Section 10.Voting: Proxies. Each stockholder shall at every meeting of the stockholders be entitled to one vote in person or by proxy for each share of the capital stock having voting power held by such stockholder, but no proxy shall be voted on after three years from its date, unless the proxy provides for a longer period.
Section 11.Consent in Lieu of Meeting. Unless otherwise provided in the certificate of incorporation, any action which is required or is permitted to be taken at any annual or special meeting of stockholders of the Corporation may be taken without a meeting, without prior notice and without a vote, if a consent or consents in writing, setting forth the action so taken, shall be signed by the holders of outstanding stock having not less than the minimum number of votes that would be necessary to authorize or take such action at a meeting at which all shares entitled to vote thereon were present and voted and shall be delivered to the Corporation by delivery to its registered office in the State of Delaware, its principal place of business, or an officer or agent of the Corporation having custody of the book in which proceedings of meeting of stockholders are recorded. Delivery made to the Corporation’s registered office in the State of Delaware shall be by hand or by certified or registered mail return receipt requested.
ARTICLE THREE
BOARD OF DIRECTORS
Section 1.Number and Qualifications. The Board of Directors shall initially consist of three directors. The number of directors may be changed by resolution adopted by the Board of Directors from time to time; provided, however, that the Board of Directors shall not be less than one and no decrease in the number of directors constituting the Board of Directors shall have the effect of shortening the term of any incumbent director without that director’s consent. The directors need not be stockholders or residents of the State of Delaware.

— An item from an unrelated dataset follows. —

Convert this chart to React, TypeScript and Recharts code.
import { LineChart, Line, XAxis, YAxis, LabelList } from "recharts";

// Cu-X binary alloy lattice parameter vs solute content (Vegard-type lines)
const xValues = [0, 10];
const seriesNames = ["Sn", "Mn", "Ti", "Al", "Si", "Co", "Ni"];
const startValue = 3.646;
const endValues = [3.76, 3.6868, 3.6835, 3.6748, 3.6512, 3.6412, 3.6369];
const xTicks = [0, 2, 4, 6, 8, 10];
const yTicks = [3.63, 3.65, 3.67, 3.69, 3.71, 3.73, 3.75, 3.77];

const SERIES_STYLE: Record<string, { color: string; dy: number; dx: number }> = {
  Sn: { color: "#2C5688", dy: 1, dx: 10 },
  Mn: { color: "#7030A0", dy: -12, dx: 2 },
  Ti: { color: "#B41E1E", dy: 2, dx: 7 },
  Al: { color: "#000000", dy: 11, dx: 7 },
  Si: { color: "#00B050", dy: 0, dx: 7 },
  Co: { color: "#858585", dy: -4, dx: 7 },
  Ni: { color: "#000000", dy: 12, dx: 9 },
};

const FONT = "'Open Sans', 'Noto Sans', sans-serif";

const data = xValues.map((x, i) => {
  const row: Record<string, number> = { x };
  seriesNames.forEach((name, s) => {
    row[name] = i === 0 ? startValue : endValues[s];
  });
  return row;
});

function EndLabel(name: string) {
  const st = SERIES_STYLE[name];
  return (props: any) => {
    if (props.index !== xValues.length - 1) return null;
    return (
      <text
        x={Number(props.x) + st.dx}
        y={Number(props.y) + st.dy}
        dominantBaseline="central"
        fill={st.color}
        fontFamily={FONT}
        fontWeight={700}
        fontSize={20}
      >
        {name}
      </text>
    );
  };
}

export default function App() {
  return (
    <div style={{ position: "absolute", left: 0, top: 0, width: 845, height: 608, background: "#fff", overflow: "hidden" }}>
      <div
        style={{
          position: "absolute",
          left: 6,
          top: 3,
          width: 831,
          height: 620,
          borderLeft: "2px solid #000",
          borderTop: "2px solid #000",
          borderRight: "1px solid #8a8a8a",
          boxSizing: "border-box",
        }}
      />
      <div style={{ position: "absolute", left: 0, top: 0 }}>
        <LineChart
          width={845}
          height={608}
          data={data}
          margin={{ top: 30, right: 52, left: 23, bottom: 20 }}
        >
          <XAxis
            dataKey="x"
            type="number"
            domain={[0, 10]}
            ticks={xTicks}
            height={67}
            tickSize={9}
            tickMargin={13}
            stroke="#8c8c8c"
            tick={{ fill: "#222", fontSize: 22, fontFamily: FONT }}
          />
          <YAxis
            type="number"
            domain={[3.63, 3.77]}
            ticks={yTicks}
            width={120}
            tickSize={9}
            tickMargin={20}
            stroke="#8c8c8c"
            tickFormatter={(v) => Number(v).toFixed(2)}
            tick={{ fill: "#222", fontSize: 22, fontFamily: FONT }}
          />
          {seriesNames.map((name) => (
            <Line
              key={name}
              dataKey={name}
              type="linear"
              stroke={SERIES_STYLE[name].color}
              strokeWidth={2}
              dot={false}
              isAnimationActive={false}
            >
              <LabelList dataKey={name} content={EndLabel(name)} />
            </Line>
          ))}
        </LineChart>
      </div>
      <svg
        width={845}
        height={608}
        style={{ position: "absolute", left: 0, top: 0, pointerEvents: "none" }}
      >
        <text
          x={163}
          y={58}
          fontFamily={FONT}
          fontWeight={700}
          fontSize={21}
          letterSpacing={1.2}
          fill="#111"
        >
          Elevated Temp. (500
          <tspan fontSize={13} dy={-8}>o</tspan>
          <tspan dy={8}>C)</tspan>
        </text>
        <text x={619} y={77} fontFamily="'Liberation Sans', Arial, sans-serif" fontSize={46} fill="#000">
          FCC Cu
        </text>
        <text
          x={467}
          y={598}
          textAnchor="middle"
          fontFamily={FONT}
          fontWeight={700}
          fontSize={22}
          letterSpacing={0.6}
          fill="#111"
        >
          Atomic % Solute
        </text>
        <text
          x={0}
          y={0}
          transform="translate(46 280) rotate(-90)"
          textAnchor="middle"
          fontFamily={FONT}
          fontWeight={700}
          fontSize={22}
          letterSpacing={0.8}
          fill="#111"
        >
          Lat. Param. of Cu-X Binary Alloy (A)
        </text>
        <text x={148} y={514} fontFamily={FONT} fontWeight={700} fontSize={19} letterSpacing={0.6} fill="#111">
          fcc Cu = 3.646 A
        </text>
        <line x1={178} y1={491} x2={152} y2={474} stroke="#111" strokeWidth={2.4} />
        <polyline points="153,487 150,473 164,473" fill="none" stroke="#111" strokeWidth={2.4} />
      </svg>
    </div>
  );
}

Section 2.Vacancies. Subject to any agreement then-binding on the Corporation and/or its stockholders, vacancies and newly created directorships resulting from any increase in the authorized number of directors may be filled by a majority of the directors then in office, though less than a quorum, or by a sole remaining director, and the directors so chosen shall hold office until the next annual meeting of stockholders and until their successors are duly elected and shall qualify, unless sooner displaced. If there are no directors in office then an election of directors may be held in the manner provided by statute. If, at the time of filling any vacancy or any newly created directorship, the directors then in office shall constitute less than a majority of the whole Board of Directors (as constituted immediately prior to any such increase), the Court of Chancery may, upon application of any stockholder or stockholders holding at least twenty-five percent of the total number of the shares at the time outstanding having the right to vote for such directors, summarily order an election to be held to fill any such vacancies or newly created directorships, or to replace the directors chosen by the directors then in office.
Section 3.Management of Corporation. The business and affairs of the Corporation shall be managed by its Board of Directors, which may exercise all such powers of the Corporation and do all such lawful acts and things as are not by statute, the certificate of incorporation or these bylaws directed or required to be exercised or done by the stockholders.
Section 4.Place of Meetings. The Board of Directors may hold meetings, both regular and special, either within or without the State of Delaware.
Section 5.Initial Meetings. The first meeting of each newly elected Board of Directors shall be held immediately following and at the same place as the annual meeting of stockholders and no notice of such meeting shall be necessary to the newly elected directors in order legally to
constitute the meeting, provided a quorum shall be present. In the event such meeting is not held at such time and place, the meeting may be held at such time and place as shall be specified in a notice given as hereinafter provided for special meetings of the Board of Directors, or as shall be specified in a written waiver signed by all of the directors.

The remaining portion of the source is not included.